CHARLESTON – West Virginia Attorney General Patrick Morrisey describes the recently completed 2015 legislative session as a good first step for West Virginia.

The state Legislature recently finished the first session with Republicans controlling both houses in more than eight decades. As the only Republican in the state’s executive branch, Morrisey said good things happened over the course of those 60 days.

“The way I would describe is that the Legislature took some good first steps to address the longstanding problems facing the state,” said Morrisey, the state’s first Republican AG since 1933. “They made needed changes to legal system, they dealt with prevailing wages.

He said one key issue lawmakers tackled was how the state might deal with a Section 111 (d) rule from the U.S. Environmental Protection Agency for carbon pollution standards under the Clean Air Act.

“That could have a devastating effect on West Virginia,” Morrisey said. “But they worked to give the state more of an opportunity to submit a plan to the EPA. It will provide additional leverage for our office in court.

“We’re pleased with some of the regulatory measures we saw.
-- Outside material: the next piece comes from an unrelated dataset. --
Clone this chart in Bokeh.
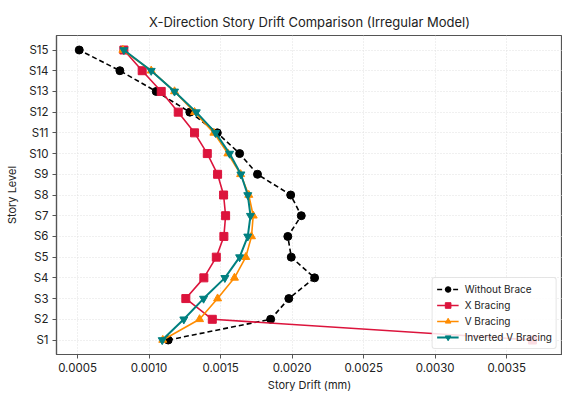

But, we need to make West Virginia coal more competitive with other states. We need measures to do that that still don’t compromise worker safety.”

Despite the progress, Morrisey said there still is plenty for the Legislature to do for the state.

“There are other areas I’m excited about for the future,” he said. “There will be more tax and budget reform. We need to do that. We need to become more competitive with the states we touch.

“And there will be a focus on infrastructure and education. They took some good first steps, but there’s still a lot more work to do.”

One bill Morrisey was pleased to see passed was House Bill 2457, which prevents elected officials from using public funds to place their name or likeness on items. It has been called the “Trinkets Bill” Critics often pointed to longtime state Attorney General Darrell McGraw’s use of such trinkets. Patrick Morrisey used this as part of his 2012 campaign when he defeated McGraw.

“I applaud actions by lawmakers in both the House and Senate in passing a bill banning the use of taxpayer money to buy trinkets with an office holder’s name or likeness and to reduce state government spending on self-promoting advertisements during an election year,” Morrisey said. “This bill is about good government and wisely using taxpayers’ hard-earned money.

“But there is more to do to clean up some of the waste of taxpayer money that still exists.”

A bill that didn’t get passed was one to codify Morrisey’s rules for hiring outside counsel. McGraw was criticized for appointing campaign contributors as special assistant AGs. Morrisey enacted a policy to open the process to bidding.

“We’re hopeful they’ll move that next year,” he said. “They know we’re already implementing the policy independently. But it needs to be made law because it’s good government. It represents transparency and saves money.

“Since July 2014, this policy has saved the state about $4 million. That’s nothing to sneeze at. Future officeholders need to be bound to good government policies, such as reforming how outside counsel are hired. It has worked. We’ve taken the right approach.”